[Begin]
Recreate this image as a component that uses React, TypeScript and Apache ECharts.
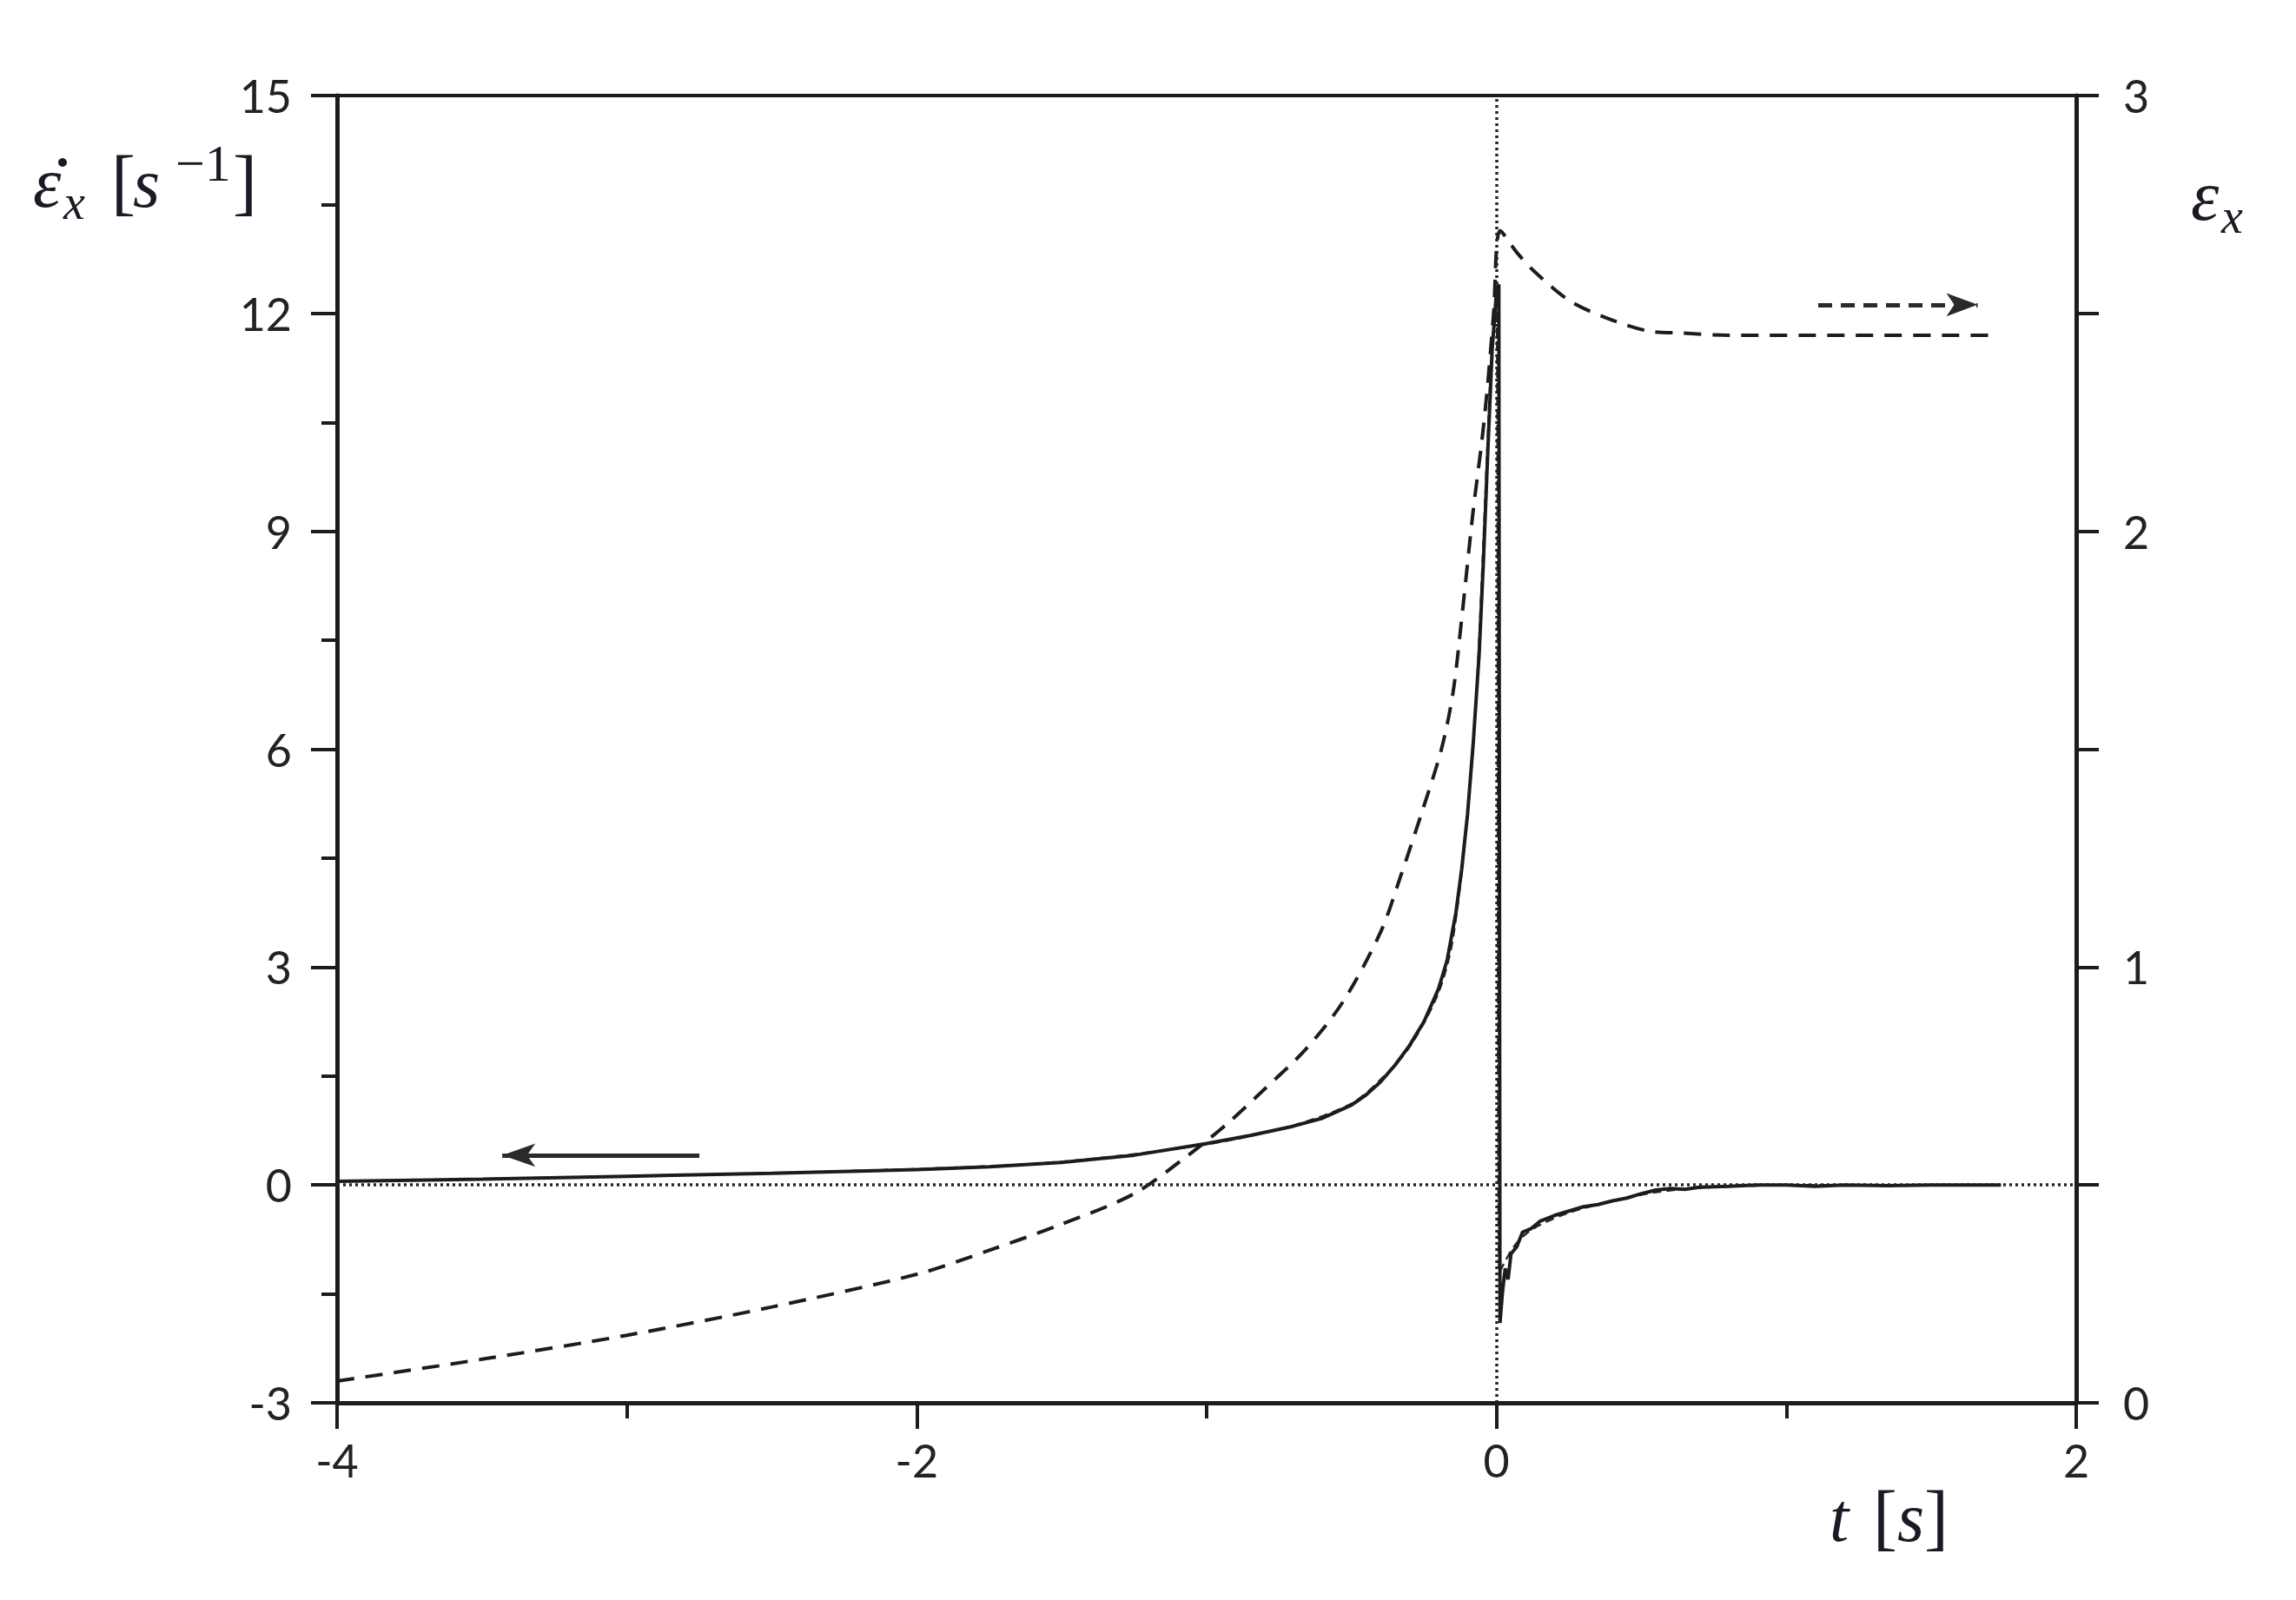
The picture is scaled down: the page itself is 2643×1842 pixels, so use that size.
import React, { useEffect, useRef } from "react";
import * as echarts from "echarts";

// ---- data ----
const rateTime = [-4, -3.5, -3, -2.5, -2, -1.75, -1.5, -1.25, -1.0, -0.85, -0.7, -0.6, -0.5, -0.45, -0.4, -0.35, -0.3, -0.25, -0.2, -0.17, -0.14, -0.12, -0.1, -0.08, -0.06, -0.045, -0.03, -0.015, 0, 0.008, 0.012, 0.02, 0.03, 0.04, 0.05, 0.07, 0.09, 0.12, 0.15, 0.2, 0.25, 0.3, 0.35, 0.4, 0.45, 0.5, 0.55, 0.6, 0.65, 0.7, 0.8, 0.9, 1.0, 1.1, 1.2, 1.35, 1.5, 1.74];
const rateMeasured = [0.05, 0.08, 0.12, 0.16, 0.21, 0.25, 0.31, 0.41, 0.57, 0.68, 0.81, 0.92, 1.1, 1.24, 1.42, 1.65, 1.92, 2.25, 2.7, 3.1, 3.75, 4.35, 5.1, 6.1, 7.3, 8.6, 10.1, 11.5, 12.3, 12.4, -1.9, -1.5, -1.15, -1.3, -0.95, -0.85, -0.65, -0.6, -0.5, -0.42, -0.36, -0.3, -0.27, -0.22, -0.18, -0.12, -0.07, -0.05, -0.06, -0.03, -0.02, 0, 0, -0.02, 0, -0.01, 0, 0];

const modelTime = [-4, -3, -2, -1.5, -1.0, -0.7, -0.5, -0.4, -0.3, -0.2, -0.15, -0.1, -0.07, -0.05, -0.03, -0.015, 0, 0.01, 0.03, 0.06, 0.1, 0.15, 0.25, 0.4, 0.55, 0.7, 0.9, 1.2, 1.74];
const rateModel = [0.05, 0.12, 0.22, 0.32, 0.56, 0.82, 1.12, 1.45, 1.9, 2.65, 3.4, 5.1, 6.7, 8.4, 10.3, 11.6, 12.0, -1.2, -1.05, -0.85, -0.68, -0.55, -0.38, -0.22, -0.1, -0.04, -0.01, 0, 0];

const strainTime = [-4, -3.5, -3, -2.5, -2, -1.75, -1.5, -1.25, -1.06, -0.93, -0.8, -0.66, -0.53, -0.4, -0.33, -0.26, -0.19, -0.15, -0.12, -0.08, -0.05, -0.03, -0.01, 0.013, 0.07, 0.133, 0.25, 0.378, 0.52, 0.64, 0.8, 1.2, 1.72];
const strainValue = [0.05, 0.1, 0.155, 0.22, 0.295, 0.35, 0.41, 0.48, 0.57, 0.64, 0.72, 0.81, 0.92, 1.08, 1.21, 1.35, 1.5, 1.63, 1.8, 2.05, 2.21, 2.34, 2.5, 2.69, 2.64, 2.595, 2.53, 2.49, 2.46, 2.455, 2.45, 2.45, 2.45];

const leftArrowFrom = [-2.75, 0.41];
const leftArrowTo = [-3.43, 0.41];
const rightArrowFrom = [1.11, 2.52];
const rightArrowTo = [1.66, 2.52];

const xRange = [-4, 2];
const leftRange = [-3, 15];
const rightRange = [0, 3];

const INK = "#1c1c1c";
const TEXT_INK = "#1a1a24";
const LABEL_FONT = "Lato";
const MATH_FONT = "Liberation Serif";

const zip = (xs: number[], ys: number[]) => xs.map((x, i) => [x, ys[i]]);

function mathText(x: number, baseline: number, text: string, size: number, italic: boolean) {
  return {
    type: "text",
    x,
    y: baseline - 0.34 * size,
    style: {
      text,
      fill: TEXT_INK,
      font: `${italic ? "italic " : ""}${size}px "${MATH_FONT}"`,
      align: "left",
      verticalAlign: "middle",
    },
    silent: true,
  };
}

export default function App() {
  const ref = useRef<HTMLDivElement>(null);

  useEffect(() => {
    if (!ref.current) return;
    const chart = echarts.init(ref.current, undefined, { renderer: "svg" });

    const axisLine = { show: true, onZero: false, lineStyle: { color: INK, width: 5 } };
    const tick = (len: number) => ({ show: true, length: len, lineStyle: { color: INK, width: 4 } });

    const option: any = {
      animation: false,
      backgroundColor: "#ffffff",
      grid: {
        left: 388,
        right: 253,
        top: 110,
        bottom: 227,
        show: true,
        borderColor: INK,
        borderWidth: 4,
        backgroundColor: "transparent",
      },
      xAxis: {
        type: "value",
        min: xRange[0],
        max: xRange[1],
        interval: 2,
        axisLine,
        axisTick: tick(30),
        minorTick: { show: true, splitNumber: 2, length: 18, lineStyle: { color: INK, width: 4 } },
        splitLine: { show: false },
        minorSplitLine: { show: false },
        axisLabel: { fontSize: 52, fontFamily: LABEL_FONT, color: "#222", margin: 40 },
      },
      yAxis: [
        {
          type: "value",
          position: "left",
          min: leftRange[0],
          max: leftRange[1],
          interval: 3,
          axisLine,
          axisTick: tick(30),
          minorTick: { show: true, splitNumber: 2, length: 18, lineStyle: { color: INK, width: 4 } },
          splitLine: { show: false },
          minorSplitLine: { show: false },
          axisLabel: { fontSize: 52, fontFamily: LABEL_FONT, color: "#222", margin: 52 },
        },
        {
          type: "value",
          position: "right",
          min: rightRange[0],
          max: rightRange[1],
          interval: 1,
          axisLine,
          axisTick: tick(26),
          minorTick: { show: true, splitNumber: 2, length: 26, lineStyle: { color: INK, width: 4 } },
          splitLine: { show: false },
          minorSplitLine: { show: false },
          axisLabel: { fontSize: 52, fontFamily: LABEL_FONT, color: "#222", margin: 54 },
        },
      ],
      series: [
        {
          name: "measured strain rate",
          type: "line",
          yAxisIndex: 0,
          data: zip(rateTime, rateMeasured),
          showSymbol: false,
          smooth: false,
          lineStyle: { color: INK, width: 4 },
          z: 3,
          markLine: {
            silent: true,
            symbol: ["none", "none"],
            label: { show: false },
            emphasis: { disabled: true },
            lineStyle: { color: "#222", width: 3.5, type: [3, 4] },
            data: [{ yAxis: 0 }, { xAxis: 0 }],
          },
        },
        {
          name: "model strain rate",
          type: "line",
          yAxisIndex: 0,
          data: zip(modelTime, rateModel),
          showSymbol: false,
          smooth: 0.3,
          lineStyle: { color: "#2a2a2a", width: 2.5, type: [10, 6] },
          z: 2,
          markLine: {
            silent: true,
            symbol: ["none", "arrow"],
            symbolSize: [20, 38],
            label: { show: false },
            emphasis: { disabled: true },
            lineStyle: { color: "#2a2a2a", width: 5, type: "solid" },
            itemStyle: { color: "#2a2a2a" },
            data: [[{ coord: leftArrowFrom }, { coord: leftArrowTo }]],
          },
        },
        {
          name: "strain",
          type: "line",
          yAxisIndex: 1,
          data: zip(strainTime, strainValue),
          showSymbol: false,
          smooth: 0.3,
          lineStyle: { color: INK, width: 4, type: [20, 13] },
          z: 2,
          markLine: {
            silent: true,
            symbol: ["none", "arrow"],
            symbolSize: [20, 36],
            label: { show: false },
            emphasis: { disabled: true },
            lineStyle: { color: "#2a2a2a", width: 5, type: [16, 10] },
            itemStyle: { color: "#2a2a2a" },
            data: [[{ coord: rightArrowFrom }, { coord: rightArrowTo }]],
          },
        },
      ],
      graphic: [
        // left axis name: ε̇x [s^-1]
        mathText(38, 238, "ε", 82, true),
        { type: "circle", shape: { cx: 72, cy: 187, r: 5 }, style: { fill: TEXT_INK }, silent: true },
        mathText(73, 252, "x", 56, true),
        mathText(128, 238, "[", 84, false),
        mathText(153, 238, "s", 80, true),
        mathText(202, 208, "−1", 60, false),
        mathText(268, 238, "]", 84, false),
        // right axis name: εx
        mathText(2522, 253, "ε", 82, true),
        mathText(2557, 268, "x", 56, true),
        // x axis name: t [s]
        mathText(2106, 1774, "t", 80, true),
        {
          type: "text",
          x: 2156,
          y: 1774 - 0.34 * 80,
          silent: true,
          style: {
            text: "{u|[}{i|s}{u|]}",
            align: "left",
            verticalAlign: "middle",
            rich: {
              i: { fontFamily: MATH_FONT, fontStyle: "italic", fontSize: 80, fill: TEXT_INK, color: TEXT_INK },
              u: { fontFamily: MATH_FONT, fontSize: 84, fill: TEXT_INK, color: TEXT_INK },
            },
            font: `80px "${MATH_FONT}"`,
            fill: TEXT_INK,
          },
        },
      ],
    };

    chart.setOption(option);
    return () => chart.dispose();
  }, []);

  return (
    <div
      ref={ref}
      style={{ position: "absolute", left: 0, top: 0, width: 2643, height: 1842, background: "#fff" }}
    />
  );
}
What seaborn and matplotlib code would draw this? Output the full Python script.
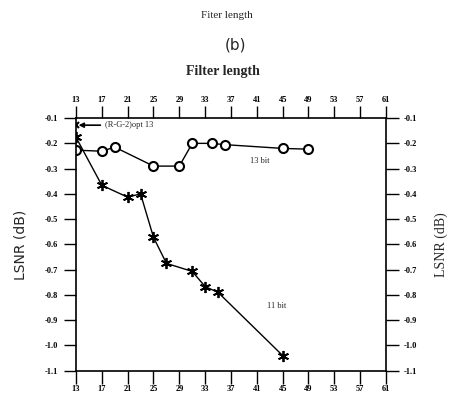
[End]
#### What this task involves:
The lines to return run from the one containing "The picture is" down to the one containing "-0.04, -0.01, 0, 0];"; give them exactly, both included, and no others.

#### Answer to this problem:
The picture is scaled down: the page itself is 2643×1842 pixels, so use that size.
import React, { useEffect, useRef } from "react";
import * as echarts from "echarts";

// ---- data ----
const rateTime = [-4, -3.5, -3, -2.5, -2, -1.75, -1.5, -1.25, -1.0, -0.85, -0.7, -0.6, -0.5, -0.45, -0.4, -0.35, -0.3, -0.25, -0.2, -0.17, -0.14, -0.12, -0.1, -0.08, -0.06, -0.045, -0.03, -0.015, 0, 0.008, 0.012, 0.02, 0.03, 0.04, 0.05, 0.07, 0.09, 0.12, 0.15, 0.2, 0.25, 0.3, 0.35, 0.4, 0.45, 0.5, 0.55, 0.6, 0.65, 0.7, 0.8, 0.9, 1.0, 1.1, 1.2, 1.35, 1.5, 1.74];
const rateMeasured = [0.05, 0.08, 0.12, 0.16, 0.21, 0.25, 0.31, 0.41, 0.57, 0.68, 0.81, 0.92, 1.1, 1.24, 1.42, 1.65, 1.92, 2.25, 2.7, 3.1, 3.75, 4.35, 5.1, 6.1, 7.3, 8.6, 10.1, 11.5, 12.3, 12.4, -1.9, -1.5, -1.15, -1.3, -0.95, -0.85, -0.65, -0.6, -0.5, -0.42, -0.36, -0.3, -0.27, -0.22, -0.18, -0.12, -0.07, -0.05, -0.06, -0.03, -0.02, 0, 0, -0.02, 0, -0.01, 0, 0];

const modelTime = [-4, -3, -2, -1.5, -1.0, -0.7, -0.5, -0.4, -0.3, -0.2, -0.15, -0.1, -0.07, -0.05, -0.03, -0.015, 0, 0.01, 0.03, 0.06, 0.1, 0.15, 0.25, 0.4, 0.55, 0.7, 0.9, 1.2, 1.74];
const rateModel = [0.05, 0.12, 0.22, 0.32, 0.56, 0.82, 1.12, 1.45, 1.9, 2.65, 3.4, 5.1, 6.7, 8.4, 10.3, 11.6, 12.0, -1.2, -1.05, -0.85, -0.68, -0.55, -0.38, -0.22, -0.1, -0.04, -0.01, 0, 0];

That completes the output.